The official said the White House believes the Syrian government had denied a U.N. investigative team immediate access to the site of a reported Aug. 21 chemical weapons attack in the Damascus suburbs, in order to give the evidence of the attack time to degrade.
The official said the regime’s continuing shelling of the site also further corrupts any available evidence of the attack.
On Sunday morning, Syrian State TV announced Bashar Assad’s government would allow U.N. inspectors to visit the site — a statement later confirmed by the U.N. The mission “is preparing to conduct on-site fact-finding activities” on Monday, U.N. spokesman Martin Nesirky said Sunday in a statement.
But the Obama administration official said a belated decision to grant access to the U.N. team would be considered “too late to be credible.”

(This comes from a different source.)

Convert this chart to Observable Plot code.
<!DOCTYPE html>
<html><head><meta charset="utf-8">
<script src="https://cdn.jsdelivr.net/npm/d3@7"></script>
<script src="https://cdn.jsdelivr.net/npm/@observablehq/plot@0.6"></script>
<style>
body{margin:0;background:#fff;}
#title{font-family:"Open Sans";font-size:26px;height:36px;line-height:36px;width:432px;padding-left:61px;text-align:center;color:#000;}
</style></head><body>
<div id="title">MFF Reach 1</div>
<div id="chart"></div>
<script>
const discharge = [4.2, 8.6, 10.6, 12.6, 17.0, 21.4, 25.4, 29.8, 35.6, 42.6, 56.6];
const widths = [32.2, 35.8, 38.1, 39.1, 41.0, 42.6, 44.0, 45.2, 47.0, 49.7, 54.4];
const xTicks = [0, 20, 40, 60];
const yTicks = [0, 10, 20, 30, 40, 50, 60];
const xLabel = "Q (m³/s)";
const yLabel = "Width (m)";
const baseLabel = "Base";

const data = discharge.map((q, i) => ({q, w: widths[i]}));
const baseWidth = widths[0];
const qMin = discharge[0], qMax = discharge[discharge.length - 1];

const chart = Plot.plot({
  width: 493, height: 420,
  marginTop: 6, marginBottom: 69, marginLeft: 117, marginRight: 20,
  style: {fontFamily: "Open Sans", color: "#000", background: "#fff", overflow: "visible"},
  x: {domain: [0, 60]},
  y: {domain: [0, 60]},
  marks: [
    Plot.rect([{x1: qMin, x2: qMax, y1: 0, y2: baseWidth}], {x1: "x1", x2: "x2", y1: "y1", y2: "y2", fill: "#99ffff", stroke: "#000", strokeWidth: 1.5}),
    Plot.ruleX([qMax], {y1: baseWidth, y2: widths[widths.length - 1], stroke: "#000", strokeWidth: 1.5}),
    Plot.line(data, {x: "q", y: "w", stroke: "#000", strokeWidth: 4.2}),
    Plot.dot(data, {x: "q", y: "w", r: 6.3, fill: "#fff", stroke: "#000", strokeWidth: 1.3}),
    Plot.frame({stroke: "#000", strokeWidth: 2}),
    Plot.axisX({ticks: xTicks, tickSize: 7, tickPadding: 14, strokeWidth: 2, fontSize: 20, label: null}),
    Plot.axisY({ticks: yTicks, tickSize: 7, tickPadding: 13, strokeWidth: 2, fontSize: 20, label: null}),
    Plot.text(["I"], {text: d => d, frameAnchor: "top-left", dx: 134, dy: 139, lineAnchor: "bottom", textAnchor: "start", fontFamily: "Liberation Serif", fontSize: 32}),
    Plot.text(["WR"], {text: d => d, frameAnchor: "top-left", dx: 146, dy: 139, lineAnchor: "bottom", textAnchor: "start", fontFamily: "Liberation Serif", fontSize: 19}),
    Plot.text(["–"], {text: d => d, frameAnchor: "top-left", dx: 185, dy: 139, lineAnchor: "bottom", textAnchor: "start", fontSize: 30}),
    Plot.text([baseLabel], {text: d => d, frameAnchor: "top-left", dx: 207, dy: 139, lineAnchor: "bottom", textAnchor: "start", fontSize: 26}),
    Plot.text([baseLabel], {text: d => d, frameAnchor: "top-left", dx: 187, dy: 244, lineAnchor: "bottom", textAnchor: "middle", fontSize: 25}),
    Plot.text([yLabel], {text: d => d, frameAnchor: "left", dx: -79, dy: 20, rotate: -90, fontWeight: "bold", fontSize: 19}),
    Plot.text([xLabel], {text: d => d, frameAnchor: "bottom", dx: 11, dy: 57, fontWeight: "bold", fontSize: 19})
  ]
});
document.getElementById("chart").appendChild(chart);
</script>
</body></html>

The official insisted on anonymity because of lack of authorization to speak publicly about the developments.
The reported Syrian assent came several days after Secretary of State John Kerry spoke to Syrian Foreign Minister Walid al-Moallem, one of the highest-level contacts between the governments since the conflict began more than two years ago.
Kerry had warned the Syrian government that it needed to give the inspectors immediate and unimpeded access to the site “rather than continuing to attack the affected area to block access and destroy evidence,” according to a senior State Department official, who spoke on condition of anonymity because the official was not authorized to speak on the record.